I took a short-cut through a big book shop that was still open. In a room at the back of the shop, I had to squeeze through a crowd that had gathered to hear a talk by Paul Simonon, of the Clash, on how the group recorded "The Guns of Brixton". I stepped on someone's foot, and turned to apologise to them. It turned out to be an old friend of mine from school. "High Chair!" I exclaimed, because that was his nickname. He hadn't aged well at all, and looked like one of those faded, gone-to-seed punks who, despite spiking their hair and wearing tartan trousers, otherwise look like they're a little too tired of life to bother making much of an effort. We were very pleased to have bumped into each other, but, although I would have liked to hang out for a bit and perhaps even listen to Paul Simonon's talk, I had to go.

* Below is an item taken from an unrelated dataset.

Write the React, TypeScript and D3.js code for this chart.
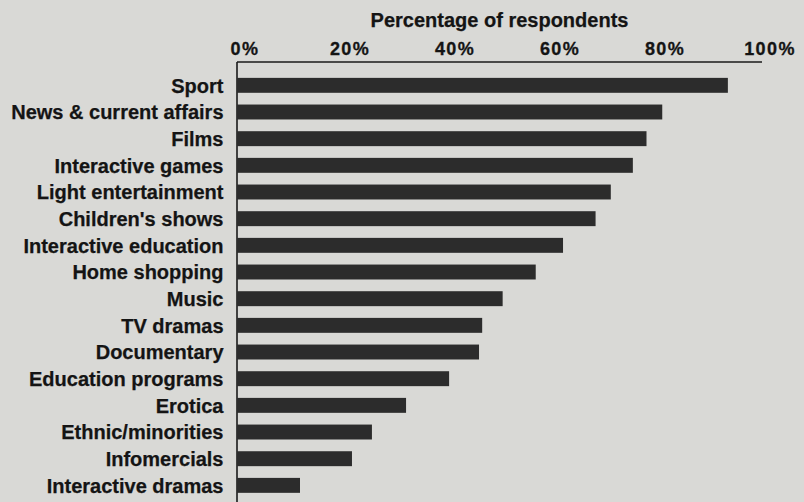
import React from "react";
import * as d3 from "d3";

const categories: string[] = [
  "Sport",
  "News & current affairs",
  "Films",
  "Interactive games",
  "Light entertainment",
  "Children's shows",
  "Interactive education",
  "Home shopping",
  "Music",
  "TV dramas",
  "Documentary",
  "Education programs",
  "Erotica",
  "Ethnic/minorities",
  "Infomercials",
  "Interactive dramas",
];

const values: number[] = [93.5, 81, 78, 75.4, 71.2, 68.3, 62.1, 56.9, 50.6, 46.7, 46.1, 40.4, 32.2, 25.7, 21.9, 12];

const tickValues: number[] = [0, 20, 40, 60, 80, 100];
const tickLabels: string[] = ["0%", "20%", "40%", "60%", "80%", "100%"];

const axisTitle = "Percentage of respondents";

const W = 804;
const H = 502;
const FONT = "'Liberation Sans', Arial, sans-serif";

export default function App() {
  const x = d3.scaleLinear().domain([0, 100]).range([237, 762]);
  const y = d3
    .scaleBand<string>()
    .domain(categories)
    .range([72, 498.7])
    .paddingInner(0.44)
    .paddingOuter(0.22);

  const axisY = 62;

  return (
    <svg
      width={W}
      height={H}
      style={{ position: "absolute", left: 0, top: 0, background: "#d9d9d6" }}
    >
      <rect x={0} y={0} width={W} height={H} fill="#d9d9d6" />
      <text
        x={(x(0) + x(100)) / 2}
        y={26.5}
        textAnchor="middle"
        fontFamily={FONT}
        fontWeight="bold"
        fontSize={20}
        fill="#141414"
        stroke="#141414"
        strokeWidth={0.25}
      >
        {axisTitle}
      </text>
      {tickValues.map((v, i) => (
        <text
          key={v}
          x={x(v) + 8}
          y={54.5}
          textAnchor="middle"
          fontFamily={FONT}
          fontWeight="bold"
          fontSize={18}
          letterSpacing={1.4}
          fill="#141414"
          stroke="#141414"
          strokeWidth={0.3}
        >
          {tickLabels[i]}
        </text>
      ))}
      <line x1={x(0)} x2={x(100)} y1={axisY} y2={axisY} stroke="#1a1a1a" strokeWidth={1.6} />
      <line x1={x(0)} x2={x(0)} y1={axisY} y2={H} stroke="#1a1a1a" strokeWidth={1.6} />
      {categories.map((c, i) => (
        <g key={c}>
          <rect
            x={x(0)}
            y={y(c)!}
            width={x(values[i]) - x(0)}
            height={y.bandwidth()}
            fill="#2c2c2c"
          />
          <text
            x={223.5}
            y={y(c)! + y.bandwidth() / 2 + 7.2}
            textAnchor="end"
            fontFamily={FONT}
            fontWeight="bold"
            fontSize={20}
            fill="#141414"
            stroke="#141414"
            strokeWidth={0.25}
          >
            {c}
          </text>
        </g>
      ))}
    </svg>
  );
}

Notes for Freudian Interpretation
Here's a picture of some gravadlax, for that is what was nailed to the Norwegian embassy's door. However, I hadn't seen any gravadlax or even thought about salmon, as far as I know, the day I had the dream. This would disappoint Freud, who was firm in his view that dreams dress their deeper concerns in "day residue". He wrote: "I believe ... that for every dream, a dream-stimulus may be found among those experiences on which one has not yet slept".
So what's the deal with the salmon? A mystery.
I'd thought about London a little, though, as it'll be the starting-off point for our summer holiday. It had crossed my mind that I'd better try to find out what astonishing London activities are available for the day or two that we might be there, because I'd hate to discover only after we got there that, for example, Woody Allen and Robert Crumb were playing a one-off benefit gig or something and I was too late to get tickets. That's the kind of thing that's always happening in London. In my imagination, if not in real life.
Why the Clash? Well, I suppose I think of them as a particularly Londony band. The other week, I bought a Nouvelle Vague album that has a cover version of "The Guns of Brixton" on it, so that's where that element came from. To what end, though, I have no idea.
The guy I called High Chair wasn't called that at school, or ever, I'm sure. His name is Bob, and he was in the year above me. We were friends for a couple of years before he went off to university, and I never really saw him again after that. When I was 16 or 17, I was pretty sure that he was a genius of some sort, and that he'd become a tremendously successful writer or journalist or something. With hindsight, the fact that he doesn't appear to have done so shouldn't be surprising; it was simply that I hadn't met many people at that time, and I innocently assumed that the first person I'd ever met who not only voluntarily read poetry when not in a classroom, but also had all the Pogues albums as well as a couple of Motown records was clearly an individual greatly removed from the herd of uncultured low-brows, myself included, with whom he shared his schooldays. By giving him an infantilising name, I am no doubt criticising him for not being as advanced as I once thought he was, which is pathetic of me, and something that I am terribly ashamed of. However, as I've said before, I will not be held responsible for views expressed while I am asleep!